SOURCE DATA:
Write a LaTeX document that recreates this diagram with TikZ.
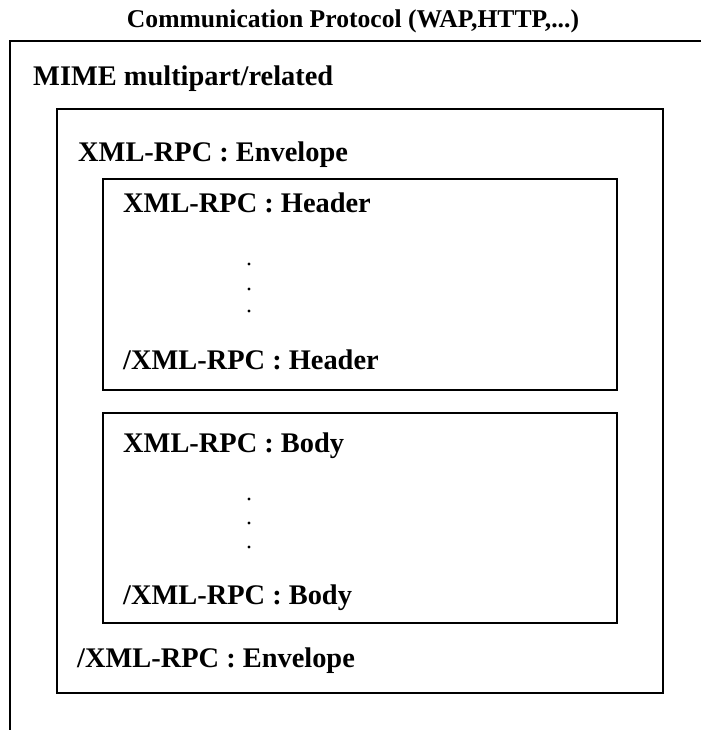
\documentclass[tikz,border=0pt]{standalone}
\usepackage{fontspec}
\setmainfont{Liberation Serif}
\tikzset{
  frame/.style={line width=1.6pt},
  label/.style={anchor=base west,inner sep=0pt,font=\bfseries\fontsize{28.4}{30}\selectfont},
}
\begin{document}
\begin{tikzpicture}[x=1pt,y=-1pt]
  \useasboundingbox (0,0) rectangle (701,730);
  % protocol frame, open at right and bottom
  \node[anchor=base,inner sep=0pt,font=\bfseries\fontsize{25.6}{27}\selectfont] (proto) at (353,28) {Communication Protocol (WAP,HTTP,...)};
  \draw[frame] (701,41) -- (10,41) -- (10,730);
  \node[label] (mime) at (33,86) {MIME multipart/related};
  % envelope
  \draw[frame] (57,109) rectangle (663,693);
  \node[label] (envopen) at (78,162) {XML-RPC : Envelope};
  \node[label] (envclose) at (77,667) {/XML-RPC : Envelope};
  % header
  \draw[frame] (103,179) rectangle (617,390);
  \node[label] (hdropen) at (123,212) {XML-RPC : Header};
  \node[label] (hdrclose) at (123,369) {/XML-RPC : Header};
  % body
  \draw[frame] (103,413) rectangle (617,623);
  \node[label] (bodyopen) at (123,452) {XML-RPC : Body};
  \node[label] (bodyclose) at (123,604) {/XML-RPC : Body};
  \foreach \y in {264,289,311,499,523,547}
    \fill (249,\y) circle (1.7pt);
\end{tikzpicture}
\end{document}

TASK GOAL: Go through the material above and print all of it exactly, except the pictures.

TASK RESULT:
Write a LaTeX document that recreates this diagram with TikZ.
\documentclass[tikz,border=0pt]{standalone}
\usepackage{fontspec}
\setmainfont{Liberation Serif}
\tikzset{
  frame/.style={line width=1.6pt},
  label/.style={anchor=base west,inner sep=0pt,font=\bfseries\fontsize{28.4}{30}\selectfont},
}
\begin{document}
\begin{tikzpicture}[x=1pt,y=-1pt]
  \useasboundingbox (0,0) rectangle (701,730);
  % protocol frame, open at right and bottom
  \node[anchor=base,inner sep=0pt,font=\bfseries\fontsize{25.6}{27}\selectfont] (proto) at (353,28) {Communication Protocol (WAP,HTTP,...)};
  \draw[frame] (701,41) -- (10,41) -- (10,730);
  \node[label] (mime) at (33,86) {MIME multipart/related};
  % envelope
  \draw[frame] (57,109) rectangle (663,693);
  \node[label] (envopen) at (78,162) {XML-RPC : Envelope};
  \node[label] (envclose) at (77,667) {/XML-RPC : Envelope};
  % header
  \draw[frame] (103,179) rectangle (617,390);
  \node[label] (hdropen) at (123,212) {XML-RPC : Header};
  \node[label] (hdrclose) at (123,369) {/XML-RPC : Header};
  % body
  \draw[frame] (103,413) rectangle (617,623);
  \node[label] (bodyopen) at (123,452) {XML-RPC : Body};
  \node[label] (bodyclose) at (123,604) {/XML-RPC : Body};
  \foreach \y in {264,289,311,499,523,547}
    \fill (249,\y) circle (1.7pt);
\end{tikzpicture}
\end{document}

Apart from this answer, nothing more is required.